Task to carry out: Return, without pictures, the lines from the start of the data through the one that contains "colors='black', lw=1.0, linestyles=dot)".

Data section:
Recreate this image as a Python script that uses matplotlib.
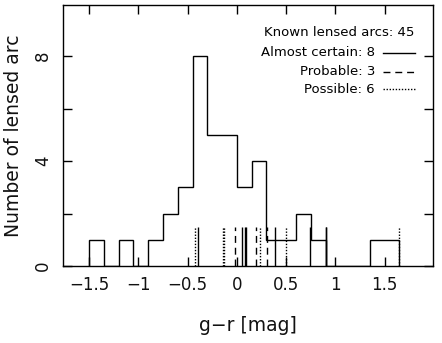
import numpy as np
import matplotlib
matplotlib.use("Agg")
import matplotlib.pyplot as plt

# Histogram of g-r colours (bin edges and counts)
bin_edges = [-1.5, -1.35, -1.2, -1.05, -0.9, -0.75, -0.6, -0.45, -0.3, -0.15,
             0.0, 0.15, 0.3, 0.45, 0.6, 0.75, 0.9, 1.05, 1.2, 1.35, 1.5, 1.65]
counts = [1, 0, 1, 0, 1, 2, 3, 8, 5, 5, 3, 4, 1, 1, 2, 1, 0, 0, 0, 1, 1]

# Known lensed arcs (rug marks)
almost_certain = [-0.40, 0.05, 0.08, 0.09, 0.39, 0.74, 0.90, 0.905]
probable = [-0.02, 0.19, 0.31]
possible = [-0.43, -0.14, -0.13, 0.23, 0.50, 1.65]

xticks = [-1.5, -1, -0.5, 0, 0.5, 1, 1.5]
xticklabels = ["\u22121.5", "\u22121", "\u22120.5", "0", "0.5", "1", "1.5"]
yticks = [0, 2, 4, 6, 8]
yticklabels = ["0", "", "4", "", "8"]

plt.rcParams['font.family'] = ['DejaVu Sans']

fig = plt.figure(figsize=(4.42, 3.43), dpi=100)
ax = fig.add_axes([63/442, 1-266/343, 370/442, 261/343])

ax.stairs(counts, bin_edges, color='black', lw=1.0, baseline=0)

dash = (0, (5, 3.5))
dot = (0, (1, 1.2))
rug_h = 1.5
ax.vlines(almost_certain, 0, rug_h, colors='black', lw=1.0, linestyles='solid')
ax.vlines(probable, 0, rug_h, colors='black', lw=1.0, linestyles=dash)
ax.vlines(possible, 0, rug_h, colors='black', lw=1.0, linestyles=dot)

ax.set_xlim(-1.765, 1.99)
ax.set_ylim(0, 9.95)
ax.set_xticks(xticks, xticklabels)
ax.set_yticks(yticks, yticklabels)
ax.tick_params(direction='in', top=True, right=True, length=6.3, width=1.0,
               labelsize=12, color='black', labelcolor='#111111')
ax.tick_params(axis='x', pad=7)
ax.tick_params(axis='y', pad=8)
for lab in ax.get_yticklabels():
    lab.set_rotation(90)
    lab.set_va('center')
    lab.set_ha('right')
for s in ax.spines.values():
    s.set_linewidth(1.0)

ax.set_xlabel("g\u2212r [mag]", fontsize=13.5, labelpad=16, color='#111111')
ax.set_ylabel("Number of lensed arc", fontsize=13.5, labelpad=8, color='#111111')

# legend-like annotation
tr = ax.transAxes
fs = 9.5
ax.text(0.951, 0.893, "Known lensed arcs: 45", transform=tr, ha='right', va='center', fontsize=fs)
rows = [("Almost certain: 8", 0.818, 'solid'),
        ("Probable: 3", 0.745, dash),
        ("Possible: 6", 0.678, dot)]
for txt, yy, ls in rows:
    ax.text(0.843, yy, txt, transform=tr, ha='right', va='center', fontsize=fs)
    ax.plot([0.864, 0.951], [yy, yy], transform=tr, color='black', lw=1.0, linestyle=ls)

fig.savefig("out.png", dpi=100)
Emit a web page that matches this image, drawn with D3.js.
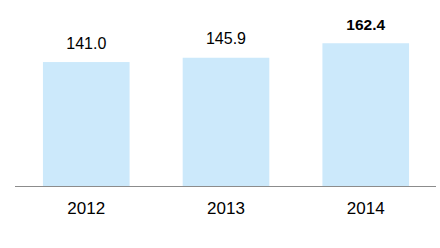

Response to the task:
Recreate this image as a Python script that uses matplotlib.
import numpy as np
import matplotlib
matplotlib.use("Agg")
import matplotlib.pyplot as plt

# Histogram of g-r colours (bin edges and counts)
bin_edges = [-1.5, -1.35, -1.2, -1.05, -0.9, -0.75, -0.6, -0.45, -0.3, -0.15,
             0.0, 0.15, 0.3, 0.45, 0.6, 0.75, 0.9, 1.05, 1.2, 1.35, 1.5, 1.65]
counts = [1, 0, 1, 0, 1, 2, 3, 8, 5, 5, 3, 4, 1, 1, 2, 1, 0, 0, 0, 1, 1]

# Known lensed arcs (rug marks)
almost_certain = [-0.40, 0.05, 0.08, 0.09, 0.39, 0.74, 0.90, 0.905]
probable = [-0.02, 0.19, 0.31]
possible = [-0.43, -0.14, -0.13, 0.23, 0.50, 1.65]

xticks = [-1.5, -1, -0.5, 0, 0.5, 1, 1.5]
xticklabels = ["\u22121.5", "\u22121", "\u22120.5", "0", "0.5", "1", "1.5"]
yticks = [0, 2, 4, 6, 8]
yticklabels = ["0", "", "4", "", "8"]

plt.rcParams['font.family'] = ['DejaVu Sans']

fig = plt.figure(figsize=(4.42, 3.43), dpi=100)
ax = fig.add_axes([63/442, 1-266/343, 370/442, 261/343])

ax.stairs(counts, bin_edges, color='black', lw=1.0, baseline=0)

dash = (0, (5, 3.5))
dot = (0, (1, 1.2))
rug_h = 1.5
ax.vlines(almost_certain, 0, rug_h, colors='black', lw=1.0, linestyles='solid')
ax.vlines(probable, 0, rug_h, colors='black', lw=1.0, linestyles=dash)
ax.vlines(possible, 0, rug_h, colors='black', lw=1.0, linestyles=dot)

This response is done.